Created and co-edited by Art Spiegelman and his partner Francoise Mouly, RAW started life in the early 1980's as a tabloid-sized alternate comix anthology. Serialized therein were the first six chapters of Spiegelman's Maus, an astonishing and towering piece of comix work that eventually got book publication in 1986, leading to great sales and awards. The commercial and critical success of Maus seems to have fueled the re-birth of RAW as a glossy trade paperback in 1989, sold primarily in bookstores and not comics shops.
RAW is steadfastly avant-garde in many of its selections, though that doesn't mean an abandonment of plot or characterization for many of the creators within. In this smart, engaging issue, stand-outs include a new chapter of Maus (the remaining chapters would be collected into Maus II in 1991, though most new editions of Spiegelman's great work now include all the chapters of the story).

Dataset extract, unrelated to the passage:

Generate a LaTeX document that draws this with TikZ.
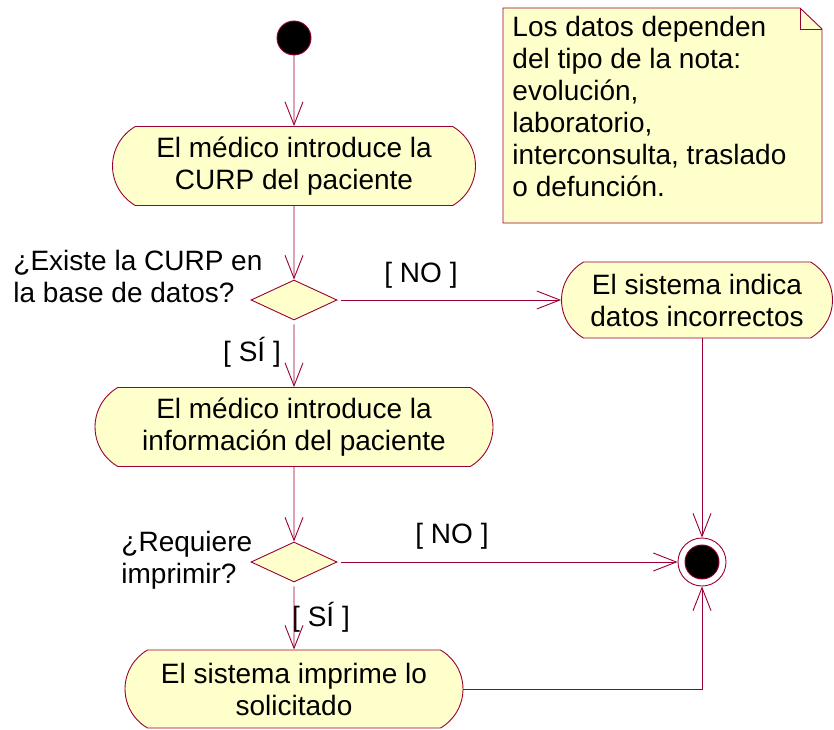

Richard McGuire's "Here" seems in many ways to be the most influential piece collected, um, here. It plays with time in a manner specific and peculiar to the comic format, and has garnered praise from a number of cartoonists (including Chris Ware) who claim its influence changed their cartooning.
On the lighter side, RAW reprints a decades-old "Powerhouse Pepper" story by Basil Wolverton, a terrific comics artist and writer of the 1940's and 1950's and an engagingly, anomalously oddball talent for his time. Kim Deitch's "Karla in Kommieland" also delights with its weird take on the Red Scare.
On the weird horror end of things, Mark Beyer's "The Glass Thief" is crudely and disturbingly drawn and written. It's as if Grandma Moses illustrated a comic by Thomas Ligotti. An entry from the terrific Charles Burns, "Teen Plague," offers a grotesque tale of body horror and mental disturbance, all drawn by Burns in his just-slightly-off-'realistic' mode of cartooning.
Other stories aren't quite as memorable, but the overall effect is hard to critique, as even the experiments I found unsuccessful still have the capacity to disturb and to challenge one's normative ideas of comic narration and subject. In all, highly recommended.
RAW Volume 2, Issue 2 (1990): edited by Francoise Mouly and Art Spiegelman, containing comics by Art Spiegelman, Charles Burns, Justin Green, Mark Beyer, Kim Deitch, Boody Rogers, Lynda Barry, Jacques Tardi, Winsor McKay, Henry Darger, Chris Ware, and others.
RAW magazine's second Penguin/Pantheon release offers another eclectic mix of comix, art, and the occasional article. The show-stopper is a piece on Henry Darger, a Chicago janitor who wrote an absolutely massive piece of illustrated fantasy generally referred to as "The Child Slave Rebellion."
His work wasn't made public until his landlord cleaned out his room after his death in the early 1970's. Among other things, a documentary on Sarger called In the Realms of the Unreal resulted. Art and story are both surpassingly, naively weird and startling.
Other stand-outs in this issue include another chapter of Art Spiegelman's Maus, another disturbingly weird offering from writer-artist Mark Beyer, an early piece from an up-and-coming Chris Ware (Jimmy Corrigan, Acme Novelty Library), and a beautifully drawn bit of Kafkaesque horror from Jacques Tardi.
A marvelous bit of personal history from Lynda Barry and a weird reprint of an incredibly odd 'mainstream' 1949 comic-book story from Boody Rogers also delight and confound. Highly recommended.